Results of investigation into bottlenecks of the mutual fund

On Thursday, June 12, 2025, the Deputy Minister of Finance informed the House of Representatives about the investigation into the bottlenecks and possible solutions with regard to the mutual fund (fonds voor gemene rekening; FGR). This research follows the motion by Lower House MP Van Eijk, which was adopted during the parliamentary debate on the 2025 Tax Plan. Three bottlenecks have been identified: domestic and foreign partnerships can qualify as an FGR, the link with the Financial Supervision Act (Wet op het financieel toezicht; Wft) and the investment criterion. The Deputy Minister will further investigate potential solutions to the first and second bottleneck. A possible solution to the last bottleneck (the investment criterion) will not be investigated further.
1. Partnerships can qualify as FGR
Bottleneck
As of January 1,2025, the typical Dutch phenomenon of an independently taxable open limited partnership (open commanditaire vennootschap; ‘open CV’) – and the associated consent requirement – has been abolished. The bottleneck that has been identified is that the (foreign) CV can now qualify as an FGR and is therefore independently taxable for Dutch tax purposes. As a result, the old qualification problem with regard to the CV, resulting in international mismatches, has partly shifted to the FGR.
Almost all parties involved have indicated that in many cases it is restrictive that partnerships, especially CVs and foreign CV-like entities, can qualify as an FGR. The same parties also acknowledge that from a practical point of view it is undesirable to treat a CV as tax transparent by definition, especially in the case of large(r) (real estate) investment funds with a dynamic group of participants.
Solution direction
According to the Deputy Minister, the solution to this bottleneck can be sought in a measure that, on the one hand, has the effect that CVs remain or become transparent if tax transparency will not lead to tax problems, but on the other hand also regulates that CVs that do have these tax problems remain or become independently taxable – optionally or otherwise . This will probably require a change in the legal definition of the FGR, which will probably require transitional law.

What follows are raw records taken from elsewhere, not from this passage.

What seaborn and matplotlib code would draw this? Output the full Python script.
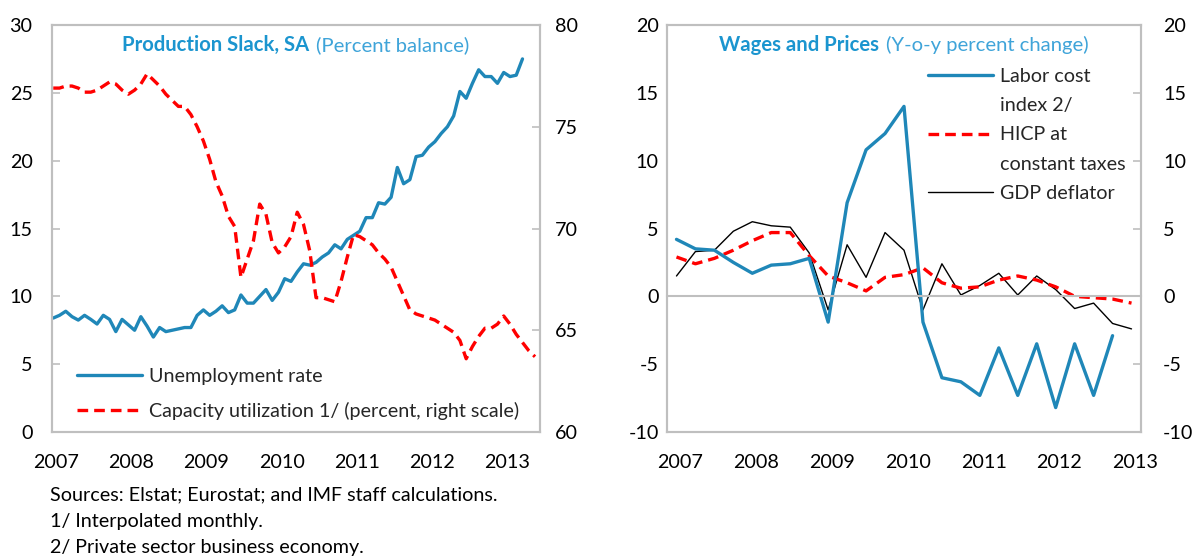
import numpy as np
import pandas as pd
import matplotlib
matplotlib.use("Agg")
import matplotlib.pyplot as plt
import seaborn as sns
from matplotlib.lines import Line2D
from matplotlib.offsetbox import TextArea, HPacker, AnchoredOffsetbox

# ---------------- data ----------------
# Left panel: monthly, Jan 2007 onward
unemployment = [8.4, 8.6, 8.9, 8.5, 8.25, 8.6, 8.3, 7.96, 8.6, 8.3,
                7.4, 8.3, 7.9, 7.5, 8.5, 7.8, 7.0, 7.7, 7.4, 7.5,
                7.6, 7.7, 7.7, 8.6, 9.0, 8.6, 8.9, 9.3, 8.8, 9.0,
                10.1, 9.5, 9.5, 10.0, 10.5, 9.7, 10.3, 11.3, 11.1, 11.8,
                12.4, 12.3, 12.5, 12.9, 13.2, 13.8, 13.5, 14.2, 14.5, 14.8,
                15.8, 15.8, 16.9, 16.8, 17.3, 19.5, 18.3, 18.6, 20.3, 20.4,
                21.0, 21.4, 22.0, 22.5, 23.3, 25.1, 24.6, 25.7, 26.7, 26.2,
                26.2, 25.7, 26.5, 26.2, 26.3, 27.5]
capacity = [76.9, 76.9, 77.0, 77.0, 76.9, 76.7, 76.7, 76.8, 77.0, 77.2,
            77.1, 76.8, 76.6, 76.8, 77.1, 77.6, 77.3, 77.0, 76.6, 76.3,
            76.0, 76.0, 75.6, 75.0, 74.3, 73.4, 72.3, 71.6, 70.6, 70.1,
            67.6, 68.5, 69.4, 71.2, 70.7, 69.3, 68.8, 69.1, 69.6, 70.8,
            70.2, 68.9, 66.6, 66.6, 66.5, 66.4, 67.4, 68.6, 69.7, 69.6,
            69.4, 69.2, 68.8, 68.5, 68.1, 67.4, 66.7, 66.0, 65.8, 65.7,
            65.6, 65.5, 65.3, 65.1, 64.9, 64.5, 63.6, 64.2, 64.7, 65.1,
            65.1, 65.3, 65.7, 65.3, 64.8, 64.4, 64.0, 63.7]
years = ["2007", "2008", "2009", "2010", "2011", "2012", "2013"]

# Right panel: quarterly, 2007Q1 onward
labor_cost = [4.2, 3.5, 3.4, 2.5, 1.7, 2.3, 2.4, 2.8, -1.9, 6.9,
              10.8, 12.0, 14.0, -1.9, -6.0, -6.3, -7.3, -3.8, -7.3, -3.5,
              -8.2, -3.5, -7.3, -2.9]
hicp = [2.9, 2.4, 2.8, 3.4, 4.1, 4.7, 4.7, 3.0, 1.5, 1.0,
        0.4, 1.4, 1.6, 2.1, 1.0, 0.6, 0.7, 1.2, 1.5, 1.2,
        0.7, 0.0, -0.1, -0.2, -0.5]
gdp_deflator = [1.5, 3.3, 3.4, 4.8, 5.5, 5.2, 5.1, 3.2, -1.0, 3.8,
                1.4, 4.7, 3.4, -1.0, 2.4, 0.1, 0.8, 1.7, 0.1, 1.5,
                0.5, -0.9, -0.5, -2.0, -2.4]

# ---------------- style ----------------
sns.set_theme(style="white")
plt.rcParams["font.family"] = ["Lato", "DejaVu Sans"]
plt.rcParams["axes.unicode_minus"] = False

BLUE = "#1f87b8"
RED = "#ff0000"
GRAY = "#bfbfbf"
TBOLD = "#1b95cf"
TLIGHT = "#3fa4d9"
FS = 14.2
TFS = 14.6
DASH = (0, (3.2, 1.8))

W, H = 1193, 560
fig = plt.figure(figsize=(W / 100, H / 100), dpi=100)


def style_spines(ax):
    for s in ax.spines.values():
        s.set_color(GRAY)
        s.set_linewidth(1.5)


def add_title(ax, bold, light):
    t1 = TextArea(bold, textprops=dict(color=TBOLD, fontweight="bold", fontsize=TFS))
    t2 = TextArea(light, textprops=dict(color=TLIGHT, fontsize=TFS))
    box = HPacker(children=[t1, t2], align="baseline", pad=0, sep=5)
    ab = AnchoredOffsetbox(loc="center", child=box, pad=0, borderpad=0, frameon=False,
                           bbox_to_anchor=(0.5, (432 - 45) / 407),
                           bbox_transform=ax.transAxes)
    ax.add_artist(ab)


# ---------------- left panel ----------------
ax1 = fig.add_axes([52 / W, (H - 432) / H, 488 / W, 407 / H])
ax1r = ax1.twinx()

df_u = pd.DataFrame({"month": np.arange(len(unemployment)), "value": unemployment})
df_c = pd.DataFrame({"month": np.arange(len(capacity)), "value": capacity})
sns.lineplot(data=df_u, x="month", y="value", ax=ax1, color=BLUE, linewidth=2.4)
sns.lineplot(data=df_c, x="month", y="value", ax=ax1r, color=RED, linewidth=2.4,
             linestyle=DASH)

ax1.set_xlim(-0.2, 77.8)
ax1.set_ylim(0, 30)
ax1r.set_ylim(60, 80)
for a in (ax1, ax1r):
    a.set_xlabel("")
    a.set_ylabel("")
    style_spines(a)

ax1.set_xticks([0.5 + 12 * i for i in range(len(years))], years)
ax1.set_xticks([-0.2 + 6 * k for k in range(1, 13)], minor=True)
ax1.tick_params(axis="x", which="major", length=0, pad=16, labelsize=FS, labelcolor="black")
ax1.tick_params(axis="x", which="minor", direction="in", length=6, width=1.2, color=GRAY)
ax1.set_yticks(range(0, 31, 5))
ax1.tick_params(axis="y", direction="in", length=6, width=1.2, color=GRAY, pad=14,
                labelsize=FS, labelcolor="black")
ax1r.set_yticks(range(60, 81, 5))
ax1r.tick_params(axis="y", direction="in", length=6, width=1.2, color=GRAY, pad=11,
                 labelsize=FS, labelcolor="black")

add_title(ax1, "Production Slack, SA", "(Percent balance)")

h_left = [Line2D([], [], color=BLUE, lw=2.4),
          Line2D([], [], color=RED, lw=2.4, linestyle=DASH)]
ax1r.legend(h_left, ["Unemployment rate", "Capacity utilization 1/ (percent, right scale)"],
            loc="lower left", bbox_to_anchor=((77 - 52) / 488, 0.03),
            frameon=False, fontsize=FS, handlelength=3.3, handletextpad=0.35,
            labelspacing=0.85, borderpad=0, borderaxespad=0)

# ---------------- right panel ----------------
ax2 = fig.add_axes([667 / W, (H - 432) / H, 474 / W, 407 / H])
ax2r = ax2.twinx()

q = np.arange(len(gdp_deflator))
df_l = pd.DataFrame({"q": np.arange(len(labor_cost)), "value": labor_cost})
df_h = pd.DataFrame({"q": np.arange(len(hicp)), "value": hicp})
df_g = pd.DataFrame({"q": q, "value": gdp_deflator})
sns.lineplot(data=df_g, x="q", y="value", ax=ax2, color="black", linewidth=1.0)
sns.lineplot(data=df_h, x="q", y="value", ax=ax2, color=RED, linewidth=2.4, linestyle=DASH)
sns.lineplot(data=df_l, x="q", y="value", ax=ax2, color=BLUE, linewidth=2.4)

for a in (ax2, ax2r):
    a.set_xlim(-0.5, 24.5)
    a.set_ylim(-10, 20)
    a.set_xlabel("")
    a.set_ylabel("")
    style_spines(a)

ax2.spines["bottom"].set_position(("data", 0))
ax2.set_xticks([])
ax2.set_xticks([1.5 + 2 * k for k in range(12)], minor=True)
ax2.tick_params(axis="x", which="minor", direction="in", length=6, width=1.2, color=GRAY)
ax2.set_yticks(range(-10, 21, 5))
ax2.tick_params(axis="y", length=0, pad=6, labelsize=FS, labelcolor="black")
ax2r.set_yticks(range(-10, 21, 5))
ax2r.tick_params(axis="y", direction="in", length=6, width=1.2, color=GRAY, pad=16,
                 labelsize=FS, labelcolor="black")

sec = ax2.secondary_xaxis(0)
sec.set_xticks([0.2 + 4 * i for i in range(len(years))], years)
sec.tick_params(length=0, pad=16, labelsize=FS, labelcolor="black")
sec.spines["bottom"].set_color(GRAY)
sec.spines["bottom"].set_linewidth(1.5)

add_title(ax2, "Wages and Prices", "(Y-o-y percent change)")

blank = Line2D([], [], color="none")
h_right = [Line2D([], [], color=BLUE, lw=2.4), blank,
           Line2D([], [], color=RED, lw=2.4, linestyle=DASH), blank,
           Line2D([], [], color="black", lw=1.0)]
ax2r.legend(h_right, ["Labor cost", "index 2/", "HICP at", "constant taxes", "GDP deflator"],
            loc="upper left", bbox_to_anchor=((928 - 667) / 474, (432 - 68) / 407),
            frameon=False, fontsize=FS, handlelength=3.3, handletextpad=0.35,
            labelspacing=0.62, borderpad=0, borderaxespad=0)

# ---------------- footnotes ----------------
notes = ["Sources: Elstat; Eurostat; and IMF staff calculations.",
         "1/ Interpolated monthly.",
         "2/ Private sector business economy."]
for i, n in enumerate(notes):
    fig.text(50 / W, 1 - (495 + 26 * i) / H, n, fontsize=FS, va="center", ha="left",
             color="black")

fig.savefig("out.png", dpi=100)
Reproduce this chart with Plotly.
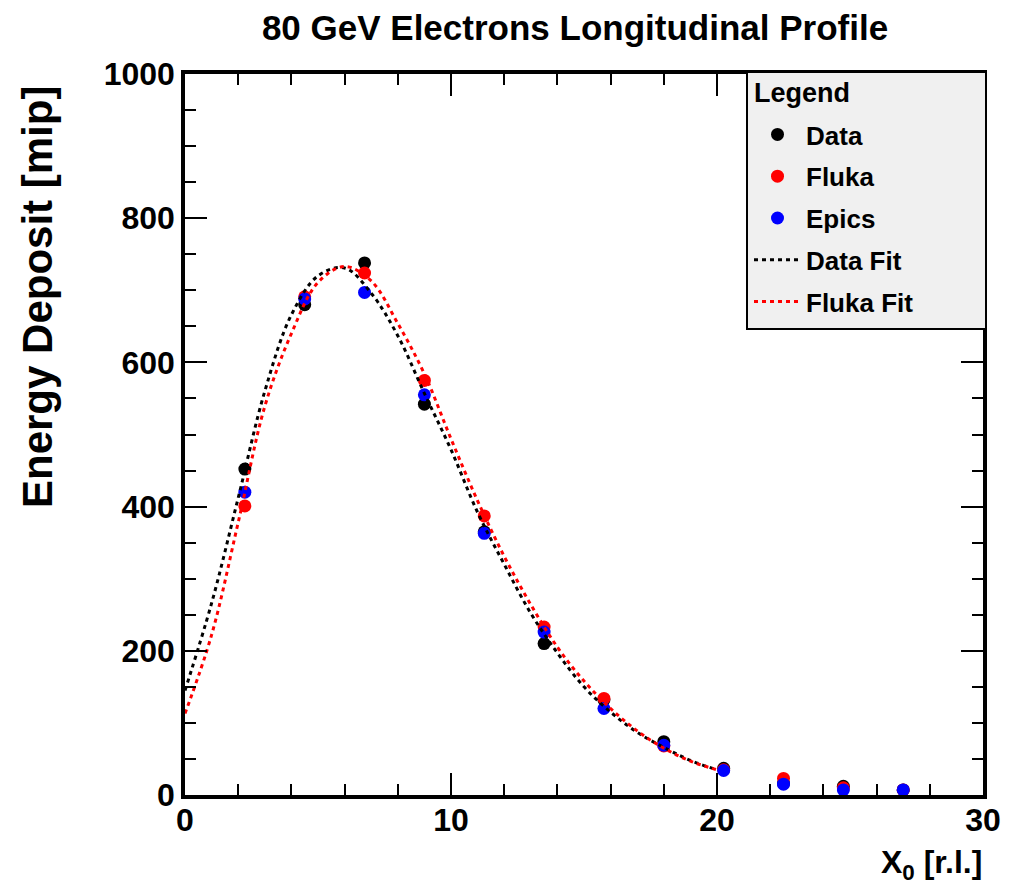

2. The reference to terms in the Wft
Bottleneck
Several parties have indicated that the reference to the terms ‘investment fund’and ‘fund for the collective investment in transferable securities’ as referred to in Section 1:1 of the Wft leads to difficulties in practice. In particular, because specific reference is made to the phenomenon of an '(investment) fund'.
Solution direction
Several groups propose as a solution to refer to the terms ‘investment institution’ and ‘undertaking for collective investment in transferable securities’ (UCITS) included in the Wft, instead of the more specific terms ‘investment fund’ and ‘fund for the collective investment in transferable securities’. This solution is being investigated further, but requires a change in the law. It will also be investigated whether the test for foreign investment institutions can be simplified, for example by linking up with registrations of these foreign investment institutions with authorities comparable to the Dutch Authority for the Financial Markets (AFM) in other EU member states and possibly third countries.
3. The investment criterion
Bottleneck
One of the conditions of the FGR is that it 'invests', according to Dutch tax standards. The interpretation of the concept of investment is left to the court in tax law. Whether there is an investment therefore depends on the facts and circumstances of the case.
The Deputy Minister does not consider it desirable to adjust (the interpretation of) the investment criterion. Alignment with the investment concept in the Wft, as put forward by certain parties, would only increase the group of potential FGRs. It would also lead to more uncertainty for the tax (legal) practice, because in that case a second link with the Wft would arise. Moreover, the tax distinction between investing and running a business is more common and has been recurring in Dutch tax legislation for some time.
Conclusion
Further research will be carried out with regard to bottleneck 1 (domestic and foreign partnerships qualify as FGR) and bottleneck 2 (reference to terms in the Wft) and the solutions proposed in this context. If this study shows that a solution is possible, a bill will be submitted for internet consultation in the autumn. In view of the complexity of this legislation and the multitude of different structures, the Deputy Minister considers the quality and effectiveness of this 'solution legislation' to benefit from an internet consultation.
Any change in the law is expected to enter into force on January 1, 2027 at the earliest. The aim is to avoid short-term tax liability or transparency as much as possible as a result of this possible change in the law, for example by means of transitional law.
Comments by KPMG Meijburg & Co
The points described above can rightly be called bottlenecks in practice. It is commendable that the Deputy Minister of Finance has worked energetically on this point. Whether bottlenecks 1 and 2 will be resolved can only be assessed once the (draft) legislation has been published. At first glance, the possible solutions, which have been developed together with the tax (legal) practice, seem to be a good approach to solve the bottlenecks. The timing of the possible implementation of the solutions (January 1, 2027 at the earliest) does mean that uncertainty will remain for some time. The Deputy Minister of Finance also notes that taxpayers are free to submit a request with the Dutch Tax Authorities to obtain certainty in advance about the bottlenecks.